Le rap chérifien est par essence urbain, et toutes les grandes cités du royaume ont leurs talents. Que ce soient les Fassis de Fez City Clan ou Zanka Flow (le « flow » de la rue) à Tanger, tous se retrouvent derrière le même message : ils aiment leur pays et veulent y vivre dans de bonnes conditions, en paix. Le Boulevard des jeunes musiciens, à Casablanca, est devenu la scène incontournable. Presque tous les groupes émergents y ont fait leurs premières armes. Avec sa section Rap/Hip-hop, l’Boulvard, comme on l’appelle, attire de plus en plus de monde. La huitième édition s’est tenue du 15 au 22 juillet dernier et a accueilli entre 50 000 et 60 000 aficionados.

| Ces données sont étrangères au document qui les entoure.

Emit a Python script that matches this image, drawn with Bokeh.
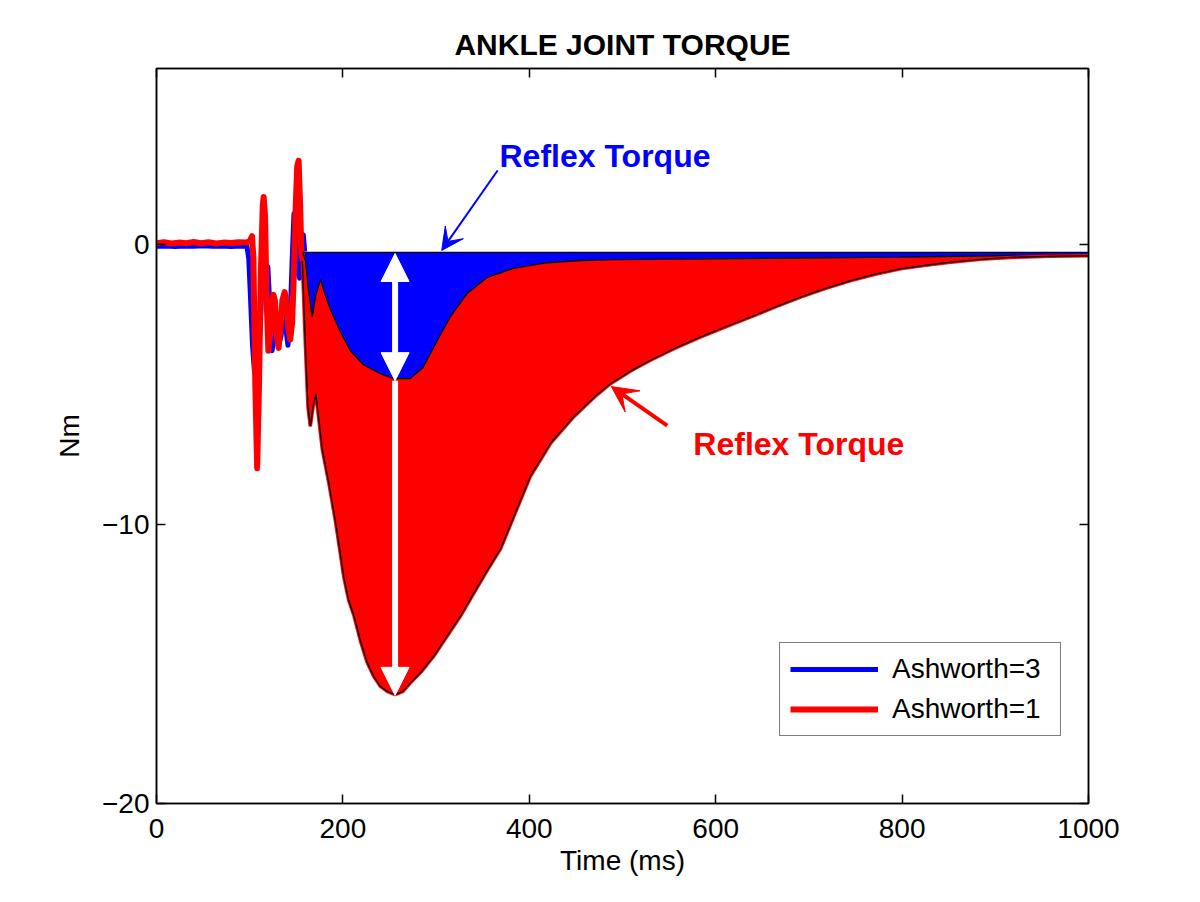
import numpy as np
from bokeh.plotting import figure
from bokeh.models import (Range1d, LinearAxis, FixedTicker, Arrow, NormalHead,
                          VeeHead, Label, Legend, LegendItem)
from bokeh.embed import file_html
from bokeh.resources import INLINE

FONT = "Liberation Sans"

# ---------------- data ----------------
# total torque traces, 0-160 ms
t_red_line = [0, 8, 16, 24, 32, 40, 48, 56, 64, 72, 80, 88, 96, 100, 102.5, 104,
              106, 108, 110, 112, 114, 115, 116.5, 118, 120, 122, 124, 125.5, 127,
              129, 131, 133, 135, 137.5, 139.5, 141.5, 143.5, 145.5, 147.5, 149.5,
              151, 152.5, 154, 155.5, 157]
y_red_line = [0.05, 0.08, 0.04, 0.07, 0.05, 0.09, 0.05, 0.08, 0.04, 0.07, 0.06, 0.08,
              0.07, 0.12, 0.3, -0.5, -5.0, -8.0, -5.0, -1.0, 1.4, 1.7, 1.0, -1.8,
              -3.8, -3.2, -2.0, -1.8, -2.0, -3.2, -3.7, -3.0, -2.0, -1.7, -2.0, -3.0,
              -3.4, -2.8, -1.0, 1.5, 2.8, 3.0, 1.5, -0.3, -0.6]

t_blue_line = [0, 10, 20, 30, 40, 50, 60, 70, 80, 90, 97, 99, 101, 103, 105, 107,
               109, 111, 113, 115, 117, 119.5, 122, 124, 126, 128.5, 131, 133.5,
               136, 138.5, 141, 143.5, 145.5, 147.5, 149.5, 151.5, 153.5, 155.5,
               157.5, 159]
y_blue_line = [-0.06, -0.05, -0.07, -0.05, -0.06, -0.04, -0.06, -0.05, -0.07, -0.05,
               -0.06, -0.5, -2.0, -3.6, -4.5, -4.8, -4.2, -3.0, -1.6, -0.9, -0.7,
               -0.8, -2.5, -3.8, -3.2, -2.6, -3.6, -3.3, -2.6, -2.9, -3.6, -2.6,
               -0.6, 1.1, 0.3, -1.0, -1.2, -0.3, 0.35, -0.25]

# baseline of the reflex areas
t_top = [157, 1000]
y_top = [-0.28, -0.28]

# reflex torque, Ashworth=3 (lower edge of blue area)
t_blue_reflex = [157, 160, 163, 167, 171, 176, 181, 187, 197, 208, 222, 240, 254,
                 272, 286, 301, 315, 333, 355, 383, 419, 455, 490, 562, 691, 798,
                 905, 1000]
y_blue_reflex = [-0.3, -0.6, -1.6, -2.6, -1.8, -1.25, -1.8, -2.35, -3.1, -3.8, -4.3,
                 -4.62, -4.8, -4.8, -4.4, -3.45, -2.6, -1.76, -1.17, -0.85, -0.65,
                 -0.57, -0.54, -0.52, -0.48, -0.45, -0.4, -0.36]

# reflex torque, Ashworth=1 (lower edge of red area)
t_red_reflex = [156.5, 158, 160, 162.5, 165, 168, 171, 174, 178, 185, 192, 197, 201,
                206, 212, 219, 226, 233, 240, 248, 256, 264, 272, 285, 297, 311, 326,
                340, 355, 369, 385, 401, 423, 448, 470, 487, 510, 530, 557, 584, 610,
                637, 664, 691, 718, 745, 771, 798, 825, 852, 884, 916, 958, 1000]
y_red_reflex = [-0.6, -2.0, -3.8, -5.8, -6.5, -5.8, -5.35, -6.2, -7.35, -8.55, -9.9,
                -11.0, -11.9, -12.7, -13.3, -14.2, -14.95, -15.45, -15.8, -16.0,
                -16.1, -16.0, -15.7, -15.25, -14.75, -14.05, -13.3, -12.5, -11.65,
                -10.9, -9.6, -8.3, -7.1, -6.15, -5.45, -4.98, -4.5, -4.14, -3.7,
                -3.3, -2.95, -2.6, -2.23, -1.88, -1.57, -1.29, -1.06, -0.87, -0.74,
                -0.63, -0.53, -0.46, -0.42, -0.4]

x_ticks = [0, 200, 400, 600, 800, 1000]
y_ticks = [-20, -10, 0]
y_tick_labels = ["\u221220", "\u221210", "0"]
legend_labels = ["Ashworth=3", "Ashworth=1"]
title_text = "ANKLE JOINT TORQUE"
annot_text = "Reflex Torque"

BLUE = "#0000ff"
RED = "#ff0000"

# ---------------- figure ----------------
p = figure(width=1184, height=886, output_backend="svg", toolbar_location=None,
           x_range=Range1d(0, 1000), y_range=Range1d(-20, 6.3),
           min_border_left=156, min_border_right=96, min_border_top=68,
           min_border_bottom=83)
p.background_fill_color = "white"
p.border_fill_color = "white"
p.outline_line_color = "black"
p.outline_line_width = 1.5
p.xgrid.visible = False
p.ygrid.visible = False

p.title.text = title_text
p.title.align = "center"
p.title.text_font = FONT
p.title.text_font_size = "30px"
p.title.text_font_style = "bold"
p.title.text_color = "black"
p.title.standoff = 16


def style_axis(ax, ticks, labels=True):
    ax.ticker = FixedTicker(ticks=ticks)
    ax.major_tick_in = 9
    ax.major_tick_out = 0
    ax.minor_tick_in = 0
    ax.minor_tick_out = 0
    ax.axis_line_color = "black"
    ax.axis_line_width = 1.5
    ax.major_tick_line_color = "black"
    ax.major_tick_line_width = 1.5
    ax.major_label_text_font = FONT
    ax.major_label_text_font_size = "28px" if labels else "1px"
    ax.major_label_text_color = "black" if labels else None
    if not labels:
        ax.major_label_standoff = 0
    ax.axis_label_text_font = FONT
    ax.axis_label_text_font_size = "28px"
    ax.axis_label_text_font_style = "normal"
    ax.axis_label_text_color = "black"


style_axis(p.xaxis[0], x_ticks)
style_axis(p.yaxis[0], y_ticks)
p.xaxis[0].axis_label = "Time (ms)"
p.yaxis[0].axis_label = "Nm"
p.xaxis[0].major_label_standoff = 15
p.yaxis[0].major_label_standoff = 7
p.xaxis[0].axis_label_standoff = 4
p.yaxis[0].axis_label_standoff = 14
p.yaxis[0].major_label_overrides = {t: s for t, s in zip(y_ticks, y_tick_labels)}

top_ax = LinearAxis()
style_axis(top_ax, x_ticks, labels=False)
p.add_layout(top_ax, "above")
right_ax = LinearAxis()
style_axis(right_ax, y_ticks, labels=False)
p.add_layout(right_ax, "right")

# ---------------- areas ----------------
blue_x = list(t_top) + t_blue_reflex[::-1]
blue_y = list(y_top) + y_blue_reflex[::-1]
p.patch(blue_x, blue_y, fill_color=BLUE, line_color=None)

red_x = t_red_reflex + t_blue_reflex[::-1]
red_y = y_red_reflex + y_blue_reflex[::-1]
p.patch(red_x, red_y, fill_color=RED, line_color=None)

# ---------------- lines ----------------
blue_r = p.line(t_blue_line, y_blue_line, line_color=BLUE, line_width=5,
                line_join="round")
red_r = p.line(t_red_line, y_red_line, line_color=RED, line_width=6,
               line_join="round")

p.line(t_top, y_top, line_color="black", line_width=1.3)
p.line(t_blue_reflex, y_blue_reflex, line_color="black", line_width=1.3)
p.line(t_red_reflex, y_red_reflex, line_color=RED, line_width=3.5)
p.line(t_red_reflex, y_red_reflex, line_color="black", line_width=1.3)

# ---------------- white double arrows ----------------
p.add_layout(Arrow(start=NormalHead(size=28, fill_color="white", line_color="white"),
                   end=NormalHead(size=28, fill_color="white", line_color="white"),
                   x_start=256, y_start=-4.87, x_end=256, y_end=-0.32,
                   line_color="white", line_width=6))
p.add_layout(Arrow(end=NormalHead(size=28, fill_color="white", line_color="white"),
                   x_start=256, y_start=-4.87, x_end=256, y_end=-16.13,
                   line_color="white", line_width=6))

# ---------------- annotation arrows & texts ----------------
p.add_layout(Arrow(end=VeeHead(size=22, fill_color=BLUE, line_color=BLUE),
                   x_start=366, y_start=2.65, x_end=306, y_end=-0.21,
                   line_color=BLUE, line_width=2))
p.add_layout(Arrow(end=VeeHead(size=26, fill_color=RED, line_color=RED),
                   x_start=548, y_start=-6.48, x_end=488, y_end=-5.08,
                   line_color=RED, line_width=4))

p.add_layout(Label(x=368, y=3.18, text=annot_text, text_color=BLUE,
                   text_font=FONT, text_font_size="32px", text_font_style="bold",
                   text_baseline="middle", text_align="left"))
p.add_layout(Label(x=576, y=-7.12, text=annot_text, text_color=RED,
                   text_font=FONT, text_font_size="32px", text_font_style="bold",
                   text_baseline="middle", text_align="left"))

# ---------------- legend ----------------
legend = Legend(items=[LegendItem(label=legend_labels[0], renderers=[blue_r]),
                       LegendItem(label=legend_labels[1], renderers=[red_r])],
                location=(623, 67), margin=0, padding=10, spacing=8,
                glyph_width=88, glyph_height=28, label_height=28,
                label_width=158, label_standoff=14, label_text_font=FONT,
                label_text_font_size="28px", label_text_color="black",
                border_line_color="black",
                border_line_width=1.5, background_fill_color="white",
                background_fill_alpha=1.0)
p.add_layout(legend, "center")

open("out.html", "w").write(file_html(p, INLINE))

Comme beaucoup d’artistes au Maroc, les rappeurs n’ont pas de circuit de distribution officiel. Ils ont donc recours au système D, s’autoproduisent, enregistrent dans leur appartement puis mettent leurs CD en vente chez le disquaire du coin. Ces musiciens souvent amateurs n’ont pas les moyens de louer un studio d’enregistrement. Quant à ceux qui espèrent une subvention du ministère de la Culture
Mais certains essaient de faire leur place. Fez City Clan, vainqueurs de l’édition 2005 du Boulevard, ont sorti leur premier album en avril dernier. Leur stratégie marketing ? Ils n’en ont pas. La rue et le bouche à oreille sont garants de leur renommée. Quelques formations ont réalisé des clips mais les télévisions sont encore réticentes à diffuser ce style de musique.
Les radios locales ont également mis du temps avant de se risquer à leur ouvrir les ondes. Les textes, souvent engagés et parfois osés, ne sont pas du goût de tous les auditeurs. Étant donné que les radios libres, le vecteur de l’expansion du rap dans le monde, sont quasi inexistantes dans le pays, le moyen de se faire connaître reste Internet. Les groupes ou leurs fans mettent leur dernière création sur le Net, en format mp3, et attendent que l’onde se propage. Difficile, cependant, de croire que les rappeurs marocains connaîtront le même succès que leurs homologues occidentaux. Souhaitons-leur au moins de faire évoluer les mentalités.